§ **WHAT YOU NEED TO DO**
Pictures must not be retyped. Return exactly the lines from the one with "Rebuild this chart" through the one with "Sans Condensed','Liberation Sans", both included, and no others.

§ **THE DATA**
>> BEGIN

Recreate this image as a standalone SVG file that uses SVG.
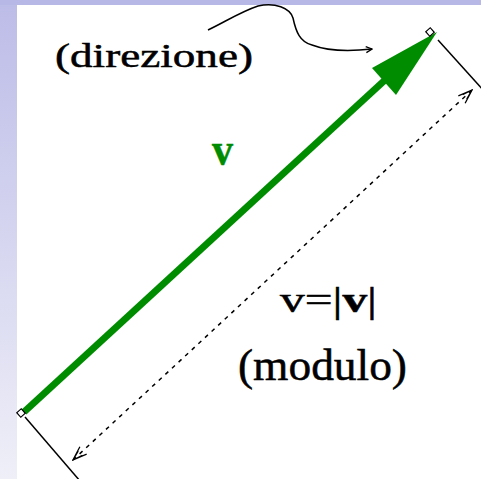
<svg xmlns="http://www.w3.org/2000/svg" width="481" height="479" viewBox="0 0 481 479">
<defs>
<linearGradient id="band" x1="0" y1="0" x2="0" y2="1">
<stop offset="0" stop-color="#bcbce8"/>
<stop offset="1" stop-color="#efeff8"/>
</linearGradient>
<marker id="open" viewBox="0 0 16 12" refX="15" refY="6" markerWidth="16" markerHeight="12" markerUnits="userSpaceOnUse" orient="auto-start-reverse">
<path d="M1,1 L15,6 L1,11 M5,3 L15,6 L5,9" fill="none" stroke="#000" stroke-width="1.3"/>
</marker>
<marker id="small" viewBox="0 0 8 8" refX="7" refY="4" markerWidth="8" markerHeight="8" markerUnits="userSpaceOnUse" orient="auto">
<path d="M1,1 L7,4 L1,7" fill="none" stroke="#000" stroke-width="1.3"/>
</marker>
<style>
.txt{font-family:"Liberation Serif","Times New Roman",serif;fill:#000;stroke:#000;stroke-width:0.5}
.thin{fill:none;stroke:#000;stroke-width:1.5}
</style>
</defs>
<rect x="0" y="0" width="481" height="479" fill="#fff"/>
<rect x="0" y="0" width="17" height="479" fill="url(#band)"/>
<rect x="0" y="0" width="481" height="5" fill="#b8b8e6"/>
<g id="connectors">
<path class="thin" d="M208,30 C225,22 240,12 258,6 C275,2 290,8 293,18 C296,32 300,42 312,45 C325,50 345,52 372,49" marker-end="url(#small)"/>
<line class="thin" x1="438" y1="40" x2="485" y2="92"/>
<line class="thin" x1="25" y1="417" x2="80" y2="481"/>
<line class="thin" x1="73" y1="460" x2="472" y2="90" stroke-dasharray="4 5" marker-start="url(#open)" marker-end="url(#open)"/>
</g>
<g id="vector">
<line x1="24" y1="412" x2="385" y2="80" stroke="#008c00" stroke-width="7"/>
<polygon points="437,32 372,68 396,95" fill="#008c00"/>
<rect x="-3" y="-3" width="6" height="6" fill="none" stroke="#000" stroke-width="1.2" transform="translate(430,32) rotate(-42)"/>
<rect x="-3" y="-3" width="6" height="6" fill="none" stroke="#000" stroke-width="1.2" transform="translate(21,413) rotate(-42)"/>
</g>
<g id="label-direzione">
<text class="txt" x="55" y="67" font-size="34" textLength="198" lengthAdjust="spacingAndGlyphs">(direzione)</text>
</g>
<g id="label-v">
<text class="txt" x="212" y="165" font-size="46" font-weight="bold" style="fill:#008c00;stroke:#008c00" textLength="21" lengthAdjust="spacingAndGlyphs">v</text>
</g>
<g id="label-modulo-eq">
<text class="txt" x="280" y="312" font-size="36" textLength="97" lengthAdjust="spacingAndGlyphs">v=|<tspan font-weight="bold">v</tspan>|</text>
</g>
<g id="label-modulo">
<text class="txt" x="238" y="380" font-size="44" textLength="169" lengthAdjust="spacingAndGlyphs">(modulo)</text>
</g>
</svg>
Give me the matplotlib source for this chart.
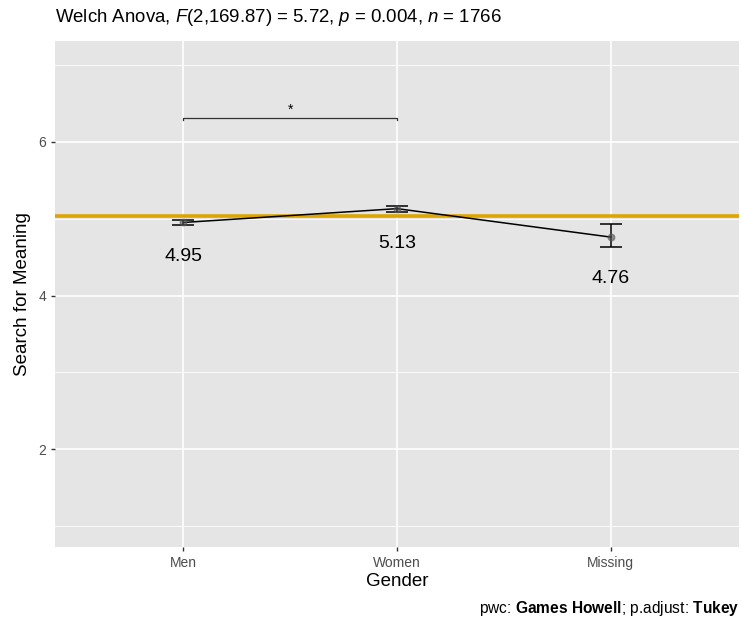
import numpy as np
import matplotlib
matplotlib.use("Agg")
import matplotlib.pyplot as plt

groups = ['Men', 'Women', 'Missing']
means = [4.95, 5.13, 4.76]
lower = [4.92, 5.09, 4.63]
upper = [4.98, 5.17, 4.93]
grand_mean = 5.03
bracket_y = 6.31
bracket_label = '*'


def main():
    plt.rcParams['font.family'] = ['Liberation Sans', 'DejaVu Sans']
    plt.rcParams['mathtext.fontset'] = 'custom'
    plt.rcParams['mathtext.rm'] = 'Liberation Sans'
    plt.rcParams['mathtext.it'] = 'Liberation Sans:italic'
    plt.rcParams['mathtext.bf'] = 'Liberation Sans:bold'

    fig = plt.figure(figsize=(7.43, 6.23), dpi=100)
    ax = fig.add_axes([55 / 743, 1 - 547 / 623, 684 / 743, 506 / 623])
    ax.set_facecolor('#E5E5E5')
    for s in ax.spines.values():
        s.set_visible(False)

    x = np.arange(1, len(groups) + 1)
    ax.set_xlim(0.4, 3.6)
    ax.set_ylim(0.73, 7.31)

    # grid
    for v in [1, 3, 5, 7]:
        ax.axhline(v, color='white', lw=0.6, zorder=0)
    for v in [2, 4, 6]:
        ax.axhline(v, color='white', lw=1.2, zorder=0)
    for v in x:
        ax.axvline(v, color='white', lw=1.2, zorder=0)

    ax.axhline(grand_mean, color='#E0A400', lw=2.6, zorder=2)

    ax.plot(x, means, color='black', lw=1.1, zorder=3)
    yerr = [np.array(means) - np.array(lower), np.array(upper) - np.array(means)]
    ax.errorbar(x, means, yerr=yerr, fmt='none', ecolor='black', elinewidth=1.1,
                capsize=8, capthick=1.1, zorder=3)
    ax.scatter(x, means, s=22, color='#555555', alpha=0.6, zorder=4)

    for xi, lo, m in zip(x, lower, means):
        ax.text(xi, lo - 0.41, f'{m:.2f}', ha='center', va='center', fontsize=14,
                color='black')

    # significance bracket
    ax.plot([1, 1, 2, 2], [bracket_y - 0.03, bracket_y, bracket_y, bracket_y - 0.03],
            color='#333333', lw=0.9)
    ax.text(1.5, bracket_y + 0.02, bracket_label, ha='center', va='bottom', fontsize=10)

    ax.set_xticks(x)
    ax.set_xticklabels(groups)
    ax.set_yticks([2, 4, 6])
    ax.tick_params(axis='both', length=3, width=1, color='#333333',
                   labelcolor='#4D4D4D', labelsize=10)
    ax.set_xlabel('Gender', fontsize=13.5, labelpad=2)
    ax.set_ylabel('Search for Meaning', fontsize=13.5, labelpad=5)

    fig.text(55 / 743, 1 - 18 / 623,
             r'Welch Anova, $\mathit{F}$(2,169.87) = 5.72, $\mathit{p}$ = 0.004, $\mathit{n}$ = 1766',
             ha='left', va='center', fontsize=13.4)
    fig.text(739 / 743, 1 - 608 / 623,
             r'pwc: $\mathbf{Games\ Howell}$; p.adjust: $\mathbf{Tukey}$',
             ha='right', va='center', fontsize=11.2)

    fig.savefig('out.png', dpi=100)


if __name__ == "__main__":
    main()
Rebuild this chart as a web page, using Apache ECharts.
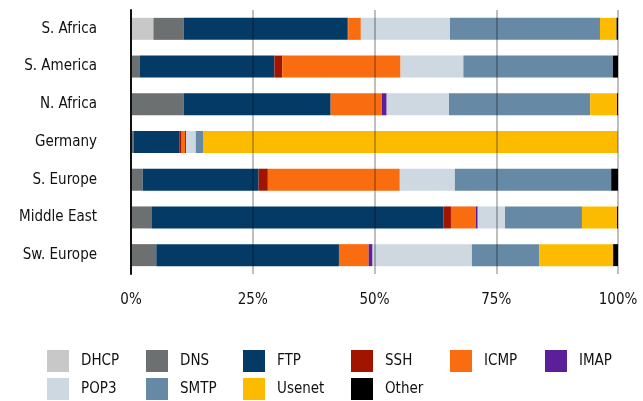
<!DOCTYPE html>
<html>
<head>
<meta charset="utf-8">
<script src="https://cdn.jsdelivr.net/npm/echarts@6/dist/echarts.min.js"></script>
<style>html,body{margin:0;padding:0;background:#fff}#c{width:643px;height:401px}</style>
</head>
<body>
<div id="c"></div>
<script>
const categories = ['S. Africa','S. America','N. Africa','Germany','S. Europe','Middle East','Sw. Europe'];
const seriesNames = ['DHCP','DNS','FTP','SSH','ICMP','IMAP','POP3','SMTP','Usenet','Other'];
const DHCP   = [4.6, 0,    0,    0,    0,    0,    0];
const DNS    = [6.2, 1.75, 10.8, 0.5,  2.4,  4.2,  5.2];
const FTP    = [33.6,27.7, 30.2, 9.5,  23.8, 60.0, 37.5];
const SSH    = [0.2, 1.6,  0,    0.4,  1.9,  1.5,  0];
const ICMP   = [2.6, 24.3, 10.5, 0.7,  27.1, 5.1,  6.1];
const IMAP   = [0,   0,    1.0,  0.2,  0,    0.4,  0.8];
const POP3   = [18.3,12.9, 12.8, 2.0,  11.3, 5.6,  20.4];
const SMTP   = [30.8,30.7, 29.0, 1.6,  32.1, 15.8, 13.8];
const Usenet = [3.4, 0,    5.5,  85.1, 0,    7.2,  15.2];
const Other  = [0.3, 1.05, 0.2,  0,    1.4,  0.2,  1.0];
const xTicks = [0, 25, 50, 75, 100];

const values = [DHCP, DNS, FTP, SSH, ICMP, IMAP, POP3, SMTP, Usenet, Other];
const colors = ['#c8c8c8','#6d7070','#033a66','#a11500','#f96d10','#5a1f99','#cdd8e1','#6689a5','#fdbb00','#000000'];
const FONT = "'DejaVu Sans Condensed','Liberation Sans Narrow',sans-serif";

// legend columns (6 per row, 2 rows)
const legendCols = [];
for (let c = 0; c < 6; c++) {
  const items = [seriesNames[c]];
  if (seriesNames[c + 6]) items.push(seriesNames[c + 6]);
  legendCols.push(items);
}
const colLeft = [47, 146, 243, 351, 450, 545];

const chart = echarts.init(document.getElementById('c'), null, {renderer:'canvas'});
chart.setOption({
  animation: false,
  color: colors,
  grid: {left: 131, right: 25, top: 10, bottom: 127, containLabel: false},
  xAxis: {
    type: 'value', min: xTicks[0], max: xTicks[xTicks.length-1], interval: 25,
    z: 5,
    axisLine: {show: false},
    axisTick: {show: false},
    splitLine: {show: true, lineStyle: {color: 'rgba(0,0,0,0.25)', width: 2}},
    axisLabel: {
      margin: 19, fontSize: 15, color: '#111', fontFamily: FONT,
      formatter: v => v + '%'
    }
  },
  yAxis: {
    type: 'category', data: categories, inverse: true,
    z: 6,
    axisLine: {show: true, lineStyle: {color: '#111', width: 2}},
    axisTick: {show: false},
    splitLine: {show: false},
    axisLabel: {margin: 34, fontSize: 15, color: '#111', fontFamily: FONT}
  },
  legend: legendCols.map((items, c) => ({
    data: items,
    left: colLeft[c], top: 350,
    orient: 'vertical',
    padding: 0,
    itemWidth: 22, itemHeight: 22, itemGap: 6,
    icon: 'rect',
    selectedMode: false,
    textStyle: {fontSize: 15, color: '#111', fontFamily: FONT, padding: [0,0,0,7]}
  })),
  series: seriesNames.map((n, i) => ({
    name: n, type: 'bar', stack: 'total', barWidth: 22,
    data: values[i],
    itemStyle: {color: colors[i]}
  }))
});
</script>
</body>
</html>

>> END
>> BEGIN

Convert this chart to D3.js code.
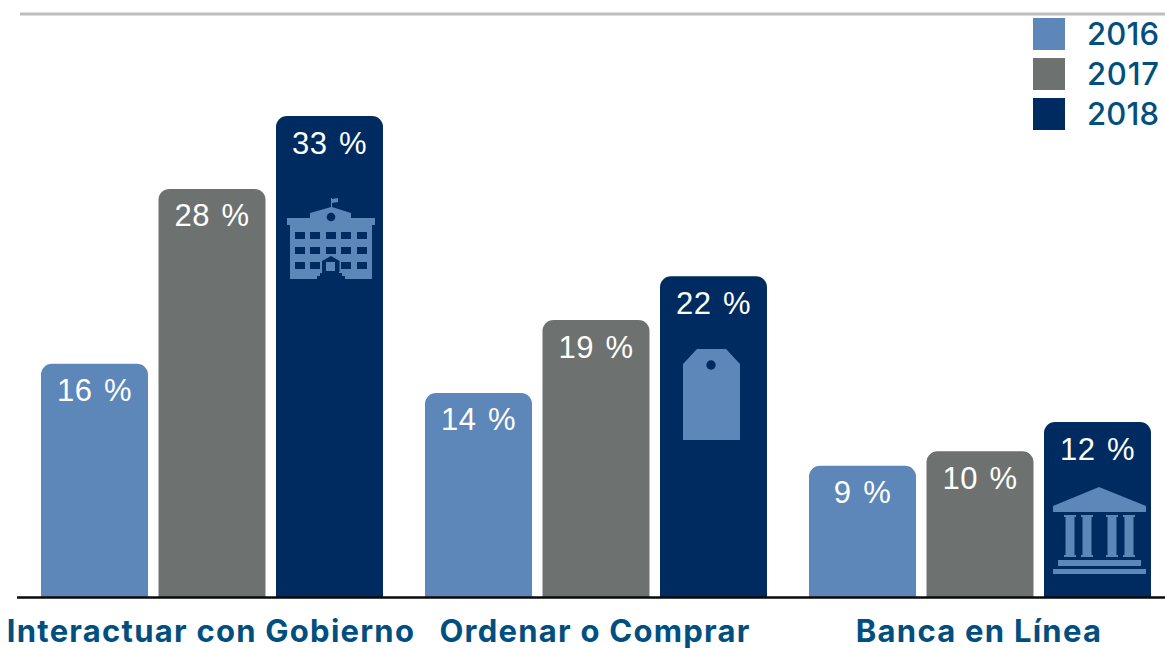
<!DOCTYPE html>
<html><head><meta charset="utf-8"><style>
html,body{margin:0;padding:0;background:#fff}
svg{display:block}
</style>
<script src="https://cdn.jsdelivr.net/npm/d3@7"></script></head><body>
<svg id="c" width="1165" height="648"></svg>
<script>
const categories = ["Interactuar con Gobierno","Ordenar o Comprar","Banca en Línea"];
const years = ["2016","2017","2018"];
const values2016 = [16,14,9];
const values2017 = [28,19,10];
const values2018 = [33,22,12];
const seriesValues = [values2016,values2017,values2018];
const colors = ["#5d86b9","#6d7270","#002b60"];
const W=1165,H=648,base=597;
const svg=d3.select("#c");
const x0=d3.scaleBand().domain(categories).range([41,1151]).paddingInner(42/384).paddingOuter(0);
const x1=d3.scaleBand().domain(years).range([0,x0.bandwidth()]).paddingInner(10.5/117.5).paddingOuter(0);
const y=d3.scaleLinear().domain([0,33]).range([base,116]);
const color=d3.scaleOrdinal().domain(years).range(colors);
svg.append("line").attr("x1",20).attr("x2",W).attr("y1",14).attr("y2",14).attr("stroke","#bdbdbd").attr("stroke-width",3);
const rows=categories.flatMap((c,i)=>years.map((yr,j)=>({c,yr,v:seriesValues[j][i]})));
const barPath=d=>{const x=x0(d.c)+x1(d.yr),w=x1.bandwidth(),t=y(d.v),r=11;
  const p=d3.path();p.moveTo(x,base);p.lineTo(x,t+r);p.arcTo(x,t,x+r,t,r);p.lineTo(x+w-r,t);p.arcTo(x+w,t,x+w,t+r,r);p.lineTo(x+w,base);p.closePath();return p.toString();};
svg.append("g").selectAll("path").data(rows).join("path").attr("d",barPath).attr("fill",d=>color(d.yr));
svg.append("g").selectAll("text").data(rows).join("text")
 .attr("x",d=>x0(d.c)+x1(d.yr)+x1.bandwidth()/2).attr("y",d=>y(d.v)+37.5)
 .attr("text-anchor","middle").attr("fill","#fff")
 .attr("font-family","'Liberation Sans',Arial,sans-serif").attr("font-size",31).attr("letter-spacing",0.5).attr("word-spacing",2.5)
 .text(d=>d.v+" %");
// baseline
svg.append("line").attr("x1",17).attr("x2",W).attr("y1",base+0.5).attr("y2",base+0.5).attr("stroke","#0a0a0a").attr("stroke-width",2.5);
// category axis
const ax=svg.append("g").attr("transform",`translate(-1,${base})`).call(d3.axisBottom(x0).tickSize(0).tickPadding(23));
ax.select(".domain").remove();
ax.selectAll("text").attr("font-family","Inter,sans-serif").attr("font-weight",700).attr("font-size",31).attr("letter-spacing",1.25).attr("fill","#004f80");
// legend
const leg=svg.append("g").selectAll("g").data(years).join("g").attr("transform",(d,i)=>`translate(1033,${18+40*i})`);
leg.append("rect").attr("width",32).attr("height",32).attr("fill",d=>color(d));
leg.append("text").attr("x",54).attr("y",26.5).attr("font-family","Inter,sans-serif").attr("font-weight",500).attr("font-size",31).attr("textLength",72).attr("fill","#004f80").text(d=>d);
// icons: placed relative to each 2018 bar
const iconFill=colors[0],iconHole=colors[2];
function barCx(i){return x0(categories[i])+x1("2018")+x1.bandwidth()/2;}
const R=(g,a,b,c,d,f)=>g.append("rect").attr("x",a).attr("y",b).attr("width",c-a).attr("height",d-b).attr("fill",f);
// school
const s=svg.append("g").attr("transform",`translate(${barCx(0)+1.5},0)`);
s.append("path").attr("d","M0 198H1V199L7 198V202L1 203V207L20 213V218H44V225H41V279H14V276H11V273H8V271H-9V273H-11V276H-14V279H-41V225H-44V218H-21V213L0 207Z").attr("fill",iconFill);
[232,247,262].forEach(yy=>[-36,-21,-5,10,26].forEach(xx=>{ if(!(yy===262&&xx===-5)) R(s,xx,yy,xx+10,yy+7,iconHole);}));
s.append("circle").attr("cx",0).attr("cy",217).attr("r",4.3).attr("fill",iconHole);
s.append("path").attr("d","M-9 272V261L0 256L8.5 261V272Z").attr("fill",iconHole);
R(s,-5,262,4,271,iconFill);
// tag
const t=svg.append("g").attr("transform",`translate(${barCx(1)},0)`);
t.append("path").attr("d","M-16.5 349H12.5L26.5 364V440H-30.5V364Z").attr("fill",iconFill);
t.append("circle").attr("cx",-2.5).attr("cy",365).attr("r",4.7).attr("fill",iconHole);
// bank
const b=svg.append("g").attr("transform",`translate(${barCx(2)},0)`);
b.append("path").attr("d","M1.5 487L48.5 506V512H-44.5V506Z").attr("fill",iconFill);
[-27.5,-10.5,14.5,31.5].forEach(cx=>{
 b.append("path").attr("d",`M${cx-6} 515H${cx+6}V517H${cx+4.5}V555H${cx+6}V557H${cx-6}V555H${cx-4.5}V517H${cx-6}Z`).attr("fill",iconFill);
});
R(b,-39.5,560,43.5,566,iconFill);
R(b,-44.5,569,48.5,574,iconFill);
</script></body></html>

>> END
>> BEGIN

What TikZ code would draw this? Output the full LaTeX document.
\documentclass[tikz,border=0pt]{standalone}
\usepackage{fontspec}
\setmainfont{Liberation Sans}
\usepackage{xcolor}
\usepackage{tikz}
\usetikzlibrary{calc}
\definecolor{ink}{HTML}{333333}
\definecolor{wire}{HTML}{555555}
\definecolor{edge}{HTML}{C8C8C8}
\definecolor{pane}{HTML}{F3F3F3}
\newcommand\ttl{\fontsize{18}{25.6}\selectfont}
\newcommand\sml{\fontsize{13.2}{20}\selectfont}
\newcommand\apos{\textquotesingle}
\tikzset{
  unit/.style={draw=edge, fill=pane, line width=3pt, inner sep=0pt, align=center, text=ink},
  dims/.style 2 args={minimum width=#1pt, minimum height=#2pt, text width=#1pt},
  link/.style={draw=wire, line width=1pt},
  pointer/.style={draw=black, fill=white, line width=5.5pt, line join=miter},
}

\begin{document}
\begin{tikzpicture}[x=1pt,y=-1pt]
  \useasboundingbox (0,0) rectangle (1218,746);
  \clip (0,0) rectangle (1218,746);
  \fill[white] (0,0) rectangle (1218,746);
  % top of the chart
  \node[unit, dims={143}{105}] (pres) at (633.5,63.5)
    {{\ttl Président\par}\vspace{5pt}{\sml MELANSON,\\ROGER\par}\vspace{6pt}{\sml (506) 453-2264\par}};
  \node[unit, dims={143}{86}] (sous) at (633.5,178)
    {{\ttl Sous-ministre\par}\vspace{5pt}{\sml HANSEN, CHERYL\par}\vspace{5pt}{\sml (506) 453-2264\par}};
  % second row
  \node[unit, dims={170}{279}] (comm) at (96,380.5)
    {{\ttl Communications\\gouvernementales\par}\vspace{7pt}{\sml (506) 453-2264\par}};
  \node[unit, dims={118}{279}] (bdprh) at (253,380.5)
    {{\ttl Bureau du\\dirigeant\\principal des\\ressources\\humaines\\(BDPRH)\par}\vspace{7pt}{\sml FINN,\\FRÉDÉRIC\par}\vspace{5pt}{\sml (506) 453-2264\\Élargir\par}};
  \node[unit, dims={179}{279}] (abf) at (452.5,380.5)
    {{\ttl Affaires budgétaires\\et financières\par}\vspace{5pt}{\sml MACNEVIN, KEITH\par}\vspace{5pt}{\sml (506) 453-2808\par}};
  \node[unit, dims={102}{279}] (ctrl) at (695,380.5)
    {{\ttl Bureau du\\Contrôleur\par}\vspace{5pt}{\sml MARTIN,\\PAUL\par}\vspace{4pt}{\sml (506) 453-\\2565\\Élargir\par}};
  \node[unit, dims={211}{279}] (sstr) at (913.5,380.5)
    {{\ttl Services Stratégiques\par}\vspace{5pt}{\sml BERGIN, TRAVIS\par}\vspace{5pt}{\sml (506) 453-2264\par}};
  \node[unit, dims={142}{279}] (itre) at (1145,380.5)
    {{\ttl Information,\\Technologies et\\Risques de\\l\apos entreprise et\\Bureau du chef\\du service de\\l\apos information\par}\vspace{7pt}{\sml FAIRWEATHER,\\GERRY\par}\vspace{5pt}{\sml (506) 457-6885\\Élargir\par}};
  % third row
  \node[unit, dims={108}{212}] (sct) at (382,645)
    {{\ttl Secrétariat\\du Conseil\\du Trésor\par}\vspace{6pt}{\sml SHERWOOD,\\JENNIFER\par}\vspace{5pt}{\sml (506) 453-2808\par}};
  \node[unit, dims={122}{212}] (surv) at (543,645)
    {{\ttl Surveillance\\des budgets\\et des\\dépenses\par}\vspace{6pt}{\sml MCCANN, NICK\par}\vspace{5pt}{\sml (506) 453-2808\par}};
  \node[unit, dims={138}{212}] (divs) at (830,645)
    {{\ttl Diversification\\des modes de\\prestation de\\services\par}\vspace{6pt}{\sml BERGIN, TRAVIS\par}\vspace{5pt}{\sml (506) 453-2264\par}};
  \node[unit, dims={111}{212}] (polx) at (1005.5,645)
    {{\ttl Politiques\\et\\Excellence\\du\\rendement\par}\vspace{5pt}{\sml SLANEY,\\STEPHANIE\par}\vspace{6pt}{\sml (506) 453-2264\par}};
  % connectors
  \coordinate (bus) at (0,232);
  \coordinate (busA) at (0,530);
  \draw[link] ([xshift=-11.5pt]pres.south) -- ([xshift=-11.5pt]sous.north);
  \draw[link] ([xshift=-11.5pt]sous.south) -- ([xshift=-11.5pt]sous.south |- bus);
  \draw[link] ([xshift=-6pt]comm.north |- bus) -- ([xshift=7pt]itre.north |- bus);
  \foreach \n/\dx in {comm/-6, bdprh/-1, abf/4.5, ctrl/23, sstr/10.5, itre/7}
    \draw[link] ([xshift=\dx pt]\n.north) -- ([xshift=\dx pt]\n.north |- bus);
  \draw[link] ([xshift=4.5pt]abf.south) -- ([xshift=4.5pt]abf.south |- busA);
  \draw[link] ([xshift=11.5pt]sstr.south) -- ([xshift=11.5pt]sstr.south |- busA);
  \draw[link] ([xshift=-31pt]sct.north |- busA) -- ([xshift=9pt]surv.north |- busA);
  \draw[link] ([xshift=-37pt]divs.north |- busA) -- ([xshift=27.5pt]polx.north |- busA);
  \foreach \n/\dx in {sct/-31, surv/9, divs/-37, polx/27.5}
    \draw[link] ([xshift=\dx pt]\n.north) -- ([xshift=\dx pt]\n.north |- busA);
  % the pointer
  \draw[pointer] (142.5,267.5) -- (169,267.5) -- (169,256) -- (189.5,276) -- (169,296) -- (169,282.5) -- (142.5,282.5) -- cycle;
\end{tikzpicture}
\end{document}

>> END

§ **THE SOLUTION**
Rebuild this chart as a web page, using Apache ECharts.
<!DOCTYPE html>
<html>
<head>
<meta charset="utf-8">
<script src="https://cdn.jsdelivr.net/npm/echarts@6/dist/echarts.min.js"></script>
<style>html,body{margin:0;padding:0;background:#fff}#c{width:643px;height:401px}</style>
</head>
<body>
<div id="c"></div>
<script>
const categories = ['S. Africa','S. America','N. Africa','Germany','S. Europe','Middle East','Sw. Europe'];
const seriesNames = ['DHCP','DNS','FTP','SSH','ICMP','IMAP','POP3','SMTP','Usenet','Other'];
const DHCP   = [4.6, 0,    0,    0,    0,    0,    0];
const DNS    = [6.2, 1.75, 10.8, 0.5,  2.4,  4.2,  5.2];
const FTP    = [33.6,27.7, 30.2, 9.5,  23.8, 60.0, 37.5];
const SSH    = [0.2, 1.6,  0,    0.4,  1.9,  1.5,  0];
const ICMP   = [2.6, 24.3, 10.5, 0.7,  27.1, 5.1,  6.1];
const IMAP   = [0,   0,    1.0,  0.2,  0,    0.4,  0.8];
const POP3   = [18.3,12.9, 12.8, 2.0,  11.3, 5.6,  20.4];
const SMTP   = [30.8,30.7, 29.0, 1.6,  32.1, 15.8, 13.8];
const Usenet = [3.4, 0,    5.5,  85.1, 0,    7.2,  15.2];
const Other  = [0.3, 1.05, 0.2,  0,    1.4,  0.2,  1.0];
const xTicks = [0, 25, 50, 75, 100];

const values = [DHCP, DNS, FTP, SSH, ICMP, IMAP, POP3, SMTP, Usenet, Other];
const colors = ['#c8c8c8','#6d7070','#033a66','#a11500','#f96d10','#5a1f99','#cdd8e1','#6689a5','#fdbb00','#000000'];
const FONT = "'DejaVu Sans Condensed','Liberation Sans Narrow',sans-serif";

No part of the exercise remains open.